## Instruction
Below this line are records; write out exactly the lines from the one containing "Clone this chart in Plotly." through the one containing "-0.42, -0.54, -0.60]", with the pictures left out.

## Data to use
########

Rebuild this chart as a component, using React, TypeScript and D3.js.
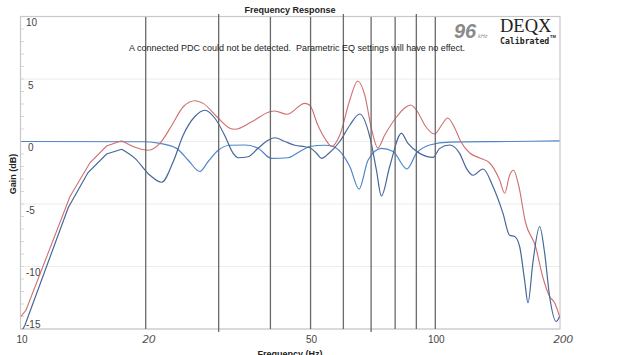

########

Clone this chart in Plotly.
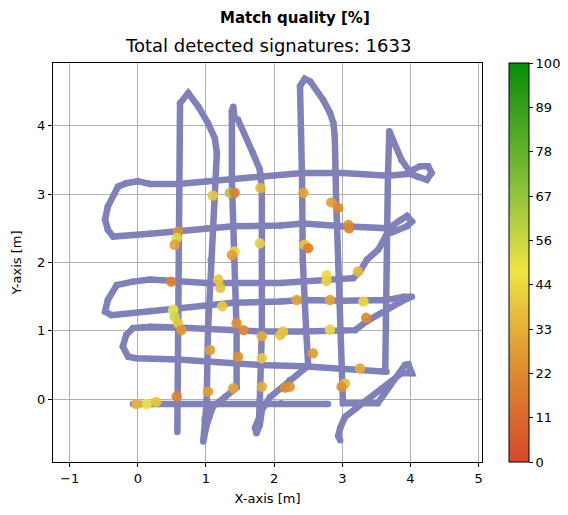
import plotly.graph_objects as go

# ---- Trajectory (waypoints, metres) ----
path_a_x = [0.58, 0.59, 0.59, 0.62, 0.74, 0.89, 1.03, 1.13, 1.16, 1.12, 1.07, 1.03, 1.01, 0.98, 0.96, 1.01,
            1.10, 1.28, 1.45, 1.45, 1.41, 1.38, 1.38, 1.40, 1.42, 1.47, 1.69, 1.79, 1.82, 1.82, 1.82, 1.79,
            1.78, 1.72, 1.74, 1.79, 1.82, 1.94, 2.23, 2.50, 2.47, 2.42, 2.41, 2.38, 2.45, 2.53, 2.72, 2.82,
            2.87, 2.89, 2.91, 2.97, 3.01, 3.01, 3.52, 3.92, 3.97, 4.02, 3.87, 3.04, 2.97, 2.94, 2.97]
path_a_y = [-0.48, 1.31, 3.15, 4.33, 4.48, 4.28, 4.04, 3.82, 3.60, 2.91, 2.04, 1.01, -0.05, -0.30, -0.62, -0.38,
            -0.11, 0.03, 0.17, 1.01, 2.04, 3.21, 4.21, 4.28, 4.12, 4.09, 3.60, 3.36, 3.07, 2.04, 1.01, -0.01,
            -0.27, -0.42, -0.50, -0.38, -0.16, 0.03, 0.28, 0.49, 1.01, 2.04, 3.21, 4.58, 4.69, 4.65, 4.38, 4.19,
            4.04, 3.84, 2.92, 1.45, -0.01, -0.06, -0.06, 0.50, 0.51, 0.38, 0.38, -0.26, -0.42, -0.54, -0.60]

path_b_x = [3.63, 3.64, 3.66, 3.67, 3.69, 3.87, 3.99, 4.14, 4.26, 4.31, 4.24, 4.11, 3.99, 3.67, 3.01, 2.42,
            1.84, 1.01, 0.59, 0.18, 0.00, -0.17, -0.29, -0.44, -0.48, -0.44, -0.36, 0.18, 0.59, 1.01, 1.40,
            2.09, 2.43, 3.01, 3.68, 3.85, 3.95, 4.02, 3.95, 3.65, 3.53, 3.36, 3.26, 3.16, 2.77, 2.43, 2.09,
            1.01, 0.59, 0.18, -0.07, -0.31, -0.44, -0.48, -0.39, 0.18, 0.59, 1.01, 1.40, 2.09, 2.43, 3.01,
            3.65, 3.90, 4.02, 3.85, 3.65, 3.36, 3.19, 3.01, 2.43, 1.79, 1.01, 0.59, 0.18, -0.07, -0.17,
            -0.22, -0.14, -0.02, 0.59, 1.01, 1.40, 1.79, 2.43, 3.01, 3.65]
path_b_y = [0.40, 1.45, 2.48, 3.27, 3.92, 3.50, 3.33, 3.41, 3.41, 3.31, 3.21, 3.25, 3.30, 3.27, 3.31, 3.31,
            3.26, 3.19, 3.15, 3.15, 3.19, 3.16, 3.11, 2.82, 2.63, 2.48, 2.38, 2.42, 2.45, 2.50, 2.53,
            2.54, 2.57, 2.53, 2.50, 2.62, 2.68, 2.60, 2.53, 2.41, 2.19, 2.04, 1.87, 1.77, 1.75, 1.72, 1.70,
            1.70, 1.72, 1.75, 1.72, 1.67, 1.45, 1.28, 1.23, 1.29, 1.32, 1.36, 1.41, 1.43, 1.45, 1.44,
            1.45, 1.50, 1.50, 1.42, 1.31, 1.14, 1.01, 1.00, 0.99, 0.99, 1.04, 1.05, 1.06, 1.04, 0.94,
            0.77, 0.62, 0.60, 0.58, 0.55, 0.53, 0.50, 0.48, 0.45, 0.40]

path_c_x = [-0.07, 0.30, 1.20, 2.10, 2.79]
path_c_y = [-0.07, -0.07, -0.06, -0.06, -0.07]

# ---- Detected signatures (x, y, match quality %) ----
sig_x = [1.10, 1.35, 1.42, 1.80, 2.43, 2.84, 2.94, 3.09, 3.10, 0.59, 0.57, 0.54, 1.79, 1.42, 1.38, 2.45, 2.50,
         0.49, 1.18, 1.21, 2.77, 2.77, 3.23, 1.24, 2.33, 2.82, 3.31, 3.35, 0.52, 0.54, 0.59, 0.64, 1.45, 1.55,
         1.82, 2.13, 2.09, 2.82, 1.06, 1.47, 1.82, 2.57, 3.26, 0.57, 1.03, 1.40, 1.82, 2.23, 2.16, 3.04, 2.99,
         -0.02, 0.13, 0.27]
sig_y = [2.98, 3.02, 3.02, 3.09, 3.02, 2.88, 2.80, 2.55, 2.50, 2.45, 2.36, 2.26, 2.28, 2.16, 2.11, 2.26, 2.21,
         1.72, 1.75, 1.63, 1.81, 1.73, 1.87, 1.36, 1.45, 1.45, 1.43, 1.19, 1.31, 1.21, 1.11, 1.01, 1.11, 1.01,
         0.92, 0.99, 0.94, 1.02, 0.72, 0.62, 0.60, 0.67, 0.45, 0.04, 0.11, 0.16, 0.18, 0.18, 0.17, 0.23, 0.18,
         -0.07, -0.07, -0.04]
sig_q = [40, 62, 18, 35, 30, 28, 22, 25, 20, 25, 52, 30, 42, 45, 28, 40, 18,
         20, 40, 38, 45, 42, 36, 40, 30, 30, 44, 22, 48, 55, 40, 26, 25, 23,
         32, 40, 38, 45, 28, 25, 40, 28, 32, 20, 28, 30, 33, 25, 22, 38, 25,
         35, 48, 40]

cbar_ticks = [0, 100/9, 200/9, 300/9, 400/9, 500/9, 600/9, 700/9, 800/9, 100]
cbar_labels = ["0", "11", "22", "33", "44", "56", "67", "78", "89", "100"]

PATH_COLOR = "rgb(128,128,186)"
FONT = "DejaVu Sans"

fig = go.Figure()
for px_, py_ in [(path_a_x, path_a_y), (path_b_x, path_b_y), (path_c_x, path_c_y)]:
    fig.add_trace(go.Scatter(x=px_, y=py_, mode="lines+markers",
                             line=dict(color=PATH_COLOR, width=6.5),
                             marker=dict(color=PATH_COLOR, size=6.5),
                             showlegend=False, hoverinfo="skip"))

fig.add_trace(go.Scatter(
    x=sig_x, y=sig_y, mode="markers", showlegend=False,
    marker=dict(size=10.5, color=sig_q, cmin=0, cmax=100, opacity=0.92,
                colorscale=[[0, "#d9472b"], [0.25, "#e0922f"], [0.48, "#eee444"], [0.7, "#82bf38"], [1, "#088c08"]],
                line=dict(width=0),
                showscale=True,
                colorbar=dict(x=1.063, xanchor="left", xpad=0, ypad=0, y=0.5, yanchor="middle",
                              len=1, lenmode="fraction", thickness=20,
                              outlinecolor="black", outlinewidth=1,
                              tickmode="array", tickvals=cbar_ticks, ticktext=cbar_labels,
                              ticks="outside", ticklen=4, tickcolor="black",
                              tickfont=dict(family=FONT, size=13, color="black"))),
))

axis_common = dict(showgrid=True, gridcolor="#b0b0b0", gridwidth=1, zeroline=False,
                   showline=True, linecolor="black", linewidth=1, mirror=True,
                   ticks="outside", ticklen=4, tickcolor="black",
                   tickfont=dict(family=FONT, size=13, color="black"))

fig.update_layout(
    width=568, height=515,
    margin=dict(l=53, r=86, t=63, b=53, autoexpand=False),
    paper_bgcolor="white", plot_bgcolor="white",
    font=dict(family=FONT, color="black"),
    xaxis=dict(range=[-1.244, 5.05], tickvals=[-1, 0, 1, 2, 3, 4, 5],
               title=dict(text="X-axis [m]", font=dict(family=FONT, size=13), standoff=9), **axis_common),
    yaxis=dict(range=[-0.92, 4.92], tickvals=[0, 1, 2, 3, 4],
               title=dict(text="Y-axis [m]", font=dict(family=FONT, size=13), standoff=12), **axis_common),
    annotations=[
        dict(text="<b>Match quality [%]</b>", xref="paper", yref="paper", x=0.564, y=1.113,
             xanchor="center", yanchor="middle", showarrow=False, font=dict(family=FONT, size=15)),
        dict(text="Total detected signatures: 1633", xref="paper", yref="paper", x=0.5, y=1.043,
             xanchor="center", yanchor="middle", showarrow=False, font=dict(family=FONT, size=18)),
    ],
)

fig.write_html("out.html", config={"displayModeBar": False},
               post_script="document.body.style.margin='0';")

########

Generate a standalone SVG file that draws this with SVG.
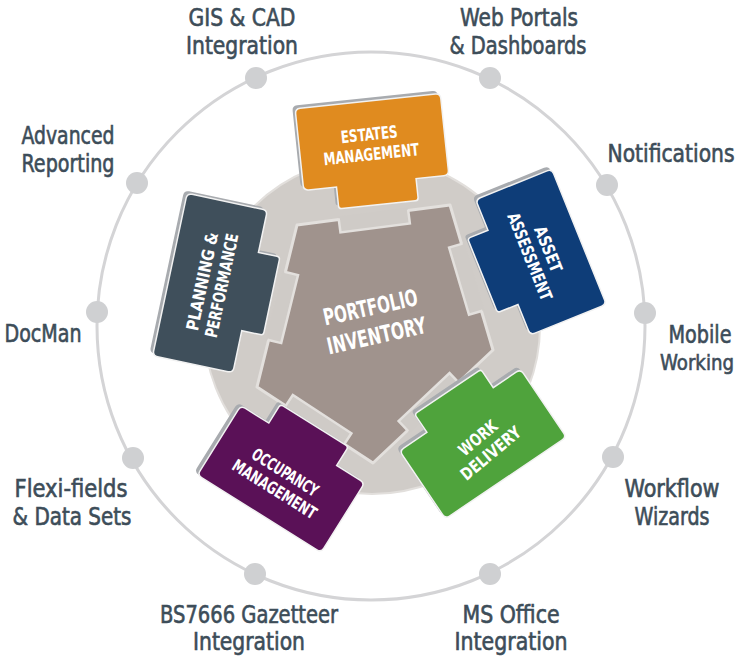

########

## Expected answer
Clone this chart in Plotly.
import plotly.graph_objects as go

# ---- Trajectory (waypoints, metres) ----
path_a_x = [0.58, 0.59, 0.59, 0.62, 0.74, 0.89, 1.03, 1.13, 1.16, 1.12, 1.07, 1.03, 1.01, 0.98, 0.96, 1.01,
            1.10, 1.28, 1.45, 1.45, 1.41, 1.38, 1.38, 1.40, 1.42, 1.47, 1.69, 1.79, 1.82, 1.82, 1.82, 1.79,
            1.78, 1.72, 1.74, 1.79, 1.82, 1.94, 2.23, 2.50, 2.47, 2.42, 2.41, 2.38, 2.45, 2.53, 2.72, 2.82,
            2.87, 2.89, 2.91, 2.97, 3.01, 3.01, 3.52, 3.92, 3.97, 4.02, 3.87, 3.04, 2.97, 2.94, 2.97]
path_a_y = [-0.48, 1.31, 3.15, 4.33, 4.48, 4.28, 4.04, 3.82, 3.60, 2.91, 2.04, 1.01, -0.05, -0.30, -0.62, -0.38,
            -0.11, 0.03, 0.17, 1.01, 2.04, 3.21, 4.21, 4.28, 4.12, 4.09, 3.60, 3.36, 3.07, 2.04, 1.01, -0.01,
            -0.27, -0.42, -0.50, -0.38, -0.16, 0.03, 0.28, 0.49, 1.01, 2.04, 3.21, 4.58, 4.69, 4.65, 4.38, 4.19,
            4.04, 3.84, 2.92, 1.45, -0.01, -0.06, -0.06, 0.50, 0.51, 0.38, 0.38, -0.26, -0.42, -0.54, -0.60]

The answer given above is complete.